One anecdotal stat suggests that investors tend to break their assessment down by:
- 10% – the concept/product
- 10% – the IP and protectability of the product
- 80% – the team
Finding the right balance in your leadership team, with the right CEO, is essential. However, the right CFO, CTO, CMO, and board members or advisors will make a big difference. The skills you have within the rest of the organisation will be considered, but make sure you detail your leadership team within your pitch.
Sales and Marketing
A business that is already making money is a far more investable proposition. It will have an existing client base from which to build and a product on which people are willing to spend money.
It is therefore important to describe your sales and marketing strategy to your investors. Existing revenues are good, but how will you grow your customer base and increase the revenues that will warrant the investment?
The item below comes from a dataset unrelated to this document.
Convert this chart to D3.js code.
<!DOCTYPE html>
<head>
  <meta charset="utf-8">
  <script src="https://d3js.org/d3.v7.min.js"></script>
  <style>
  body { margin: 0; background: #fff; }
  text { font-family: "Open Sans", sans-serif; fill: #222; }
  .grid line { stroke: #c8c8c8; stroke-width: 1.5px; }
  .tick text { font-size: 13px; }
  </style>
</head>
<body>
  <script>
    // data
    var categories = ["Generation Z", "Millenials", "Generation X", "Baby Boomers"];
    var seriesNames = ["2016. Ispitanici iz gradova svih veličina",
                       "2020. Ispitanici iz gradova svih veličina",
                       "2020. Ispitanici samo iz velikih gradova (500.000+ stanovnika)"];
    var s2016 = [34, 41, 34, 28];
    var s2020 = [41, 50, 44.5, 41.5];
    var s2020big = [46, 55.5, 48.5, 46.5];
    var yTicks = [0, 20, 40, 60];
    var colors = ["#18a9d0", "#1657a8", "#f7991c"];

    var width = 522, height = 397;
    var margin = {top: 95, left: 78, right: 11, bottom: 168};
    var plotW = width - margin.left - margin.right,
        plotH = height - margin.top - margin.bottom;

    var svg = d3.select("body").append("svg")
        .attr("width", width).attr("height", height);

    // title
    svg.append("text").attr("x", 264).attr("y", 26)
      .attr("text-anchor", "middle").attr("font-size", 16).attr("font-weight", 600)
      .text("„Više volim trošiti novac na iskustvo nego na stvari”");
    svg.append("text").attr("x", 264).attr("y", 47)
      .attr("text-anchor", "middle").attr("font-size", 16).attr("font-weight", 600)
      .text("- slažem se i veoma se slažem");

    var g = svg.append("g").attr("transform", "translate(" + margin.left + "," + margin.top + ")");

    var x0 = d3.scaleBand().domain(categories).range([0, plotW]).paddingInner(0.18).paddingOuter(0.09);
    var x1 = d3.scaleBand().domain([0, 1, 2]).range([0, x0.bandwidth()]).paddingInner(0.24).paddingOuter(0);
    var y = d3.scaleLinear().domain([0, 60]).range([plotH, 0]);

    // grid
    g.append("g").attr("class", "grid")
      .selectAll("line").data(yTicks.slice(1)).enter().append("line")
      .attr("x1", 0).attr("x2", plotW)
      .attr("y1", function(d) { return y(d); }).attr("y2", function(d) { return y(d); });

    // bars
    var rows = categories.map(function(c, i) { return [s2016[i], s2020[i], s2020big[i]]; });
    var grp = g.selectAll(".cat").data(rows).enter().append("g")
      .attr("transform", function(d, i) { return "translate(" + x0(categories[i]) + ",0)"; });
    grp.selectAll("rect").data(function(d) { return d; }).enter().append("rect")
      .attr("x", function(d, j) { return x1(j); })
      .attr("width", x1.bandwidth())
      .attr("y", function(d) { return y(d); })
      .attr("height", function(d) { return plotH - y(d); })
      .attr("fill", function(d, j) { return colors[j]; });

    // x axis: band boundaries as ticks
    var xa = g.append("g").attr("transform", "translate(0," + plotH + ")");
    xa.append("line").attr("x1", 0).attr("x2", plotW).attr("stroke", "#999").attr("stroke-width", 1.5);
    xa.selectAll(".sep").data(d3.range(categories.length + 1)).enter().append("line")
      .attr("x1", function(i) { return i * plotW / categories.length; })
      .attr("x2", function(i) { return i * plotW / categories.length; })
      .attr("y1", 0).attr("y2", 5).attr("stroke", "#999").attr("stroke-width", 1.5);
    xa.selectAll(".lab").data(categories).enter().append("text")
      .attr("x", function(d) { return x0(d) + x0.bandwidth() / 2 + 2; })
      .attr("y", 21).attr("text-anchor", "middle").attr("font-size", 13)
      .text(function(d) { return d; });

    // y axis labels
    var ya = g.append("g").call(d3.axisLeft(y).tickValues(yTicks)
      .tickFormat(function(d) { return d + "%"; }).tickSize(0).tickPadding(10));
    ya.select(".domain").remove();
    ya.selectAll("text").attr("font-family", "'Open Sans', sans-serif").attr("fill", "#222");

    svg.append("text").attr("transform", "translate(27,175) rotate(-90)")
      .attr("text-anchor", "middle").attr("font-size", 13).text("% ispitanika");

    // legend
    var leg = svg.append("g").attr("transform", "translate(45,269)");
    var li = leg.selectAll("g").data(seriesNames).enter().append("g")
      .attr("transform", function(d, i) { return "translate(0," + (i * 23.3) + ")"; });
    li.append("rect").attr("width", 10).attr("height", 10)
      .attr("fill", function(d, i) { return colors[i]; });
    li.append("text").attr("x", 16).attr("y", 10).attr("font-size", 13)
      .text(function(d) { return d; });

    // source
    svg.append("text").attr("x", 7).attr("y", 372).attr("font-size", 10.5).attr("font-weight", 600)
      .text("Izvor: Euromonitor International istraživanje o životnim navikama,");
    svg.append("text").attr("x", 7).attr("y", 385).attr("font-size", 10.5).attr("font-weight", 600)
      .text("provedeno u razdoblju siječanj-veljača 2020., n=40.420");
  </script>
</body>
Finally, you need to be sure on the level of investment you are seeking and how you plan to use it. While the level of detail doesn’t need to be forensic, you should be presenting a plan for the investment that will allow investors to assess if you have the business acumen to ask for what they deem essential.
Be Ready for Questions
While the elevator pitch may only last a few minutes and the level of detail within your pitch might not be at a granular level, you must possess a forensic knowledge of your business.
Consider what questions your pitch will prompt, as well as any you feel less comfortable handling and practise answering them.
These are just a few of the areas to consider in your pitch. There are fundamentals to consider in the delivery and critical areas to think about based on your business stage and the type of investment you require.
But the critical element of my training is helping you become agile enough to present precisely what is needed in any given situation.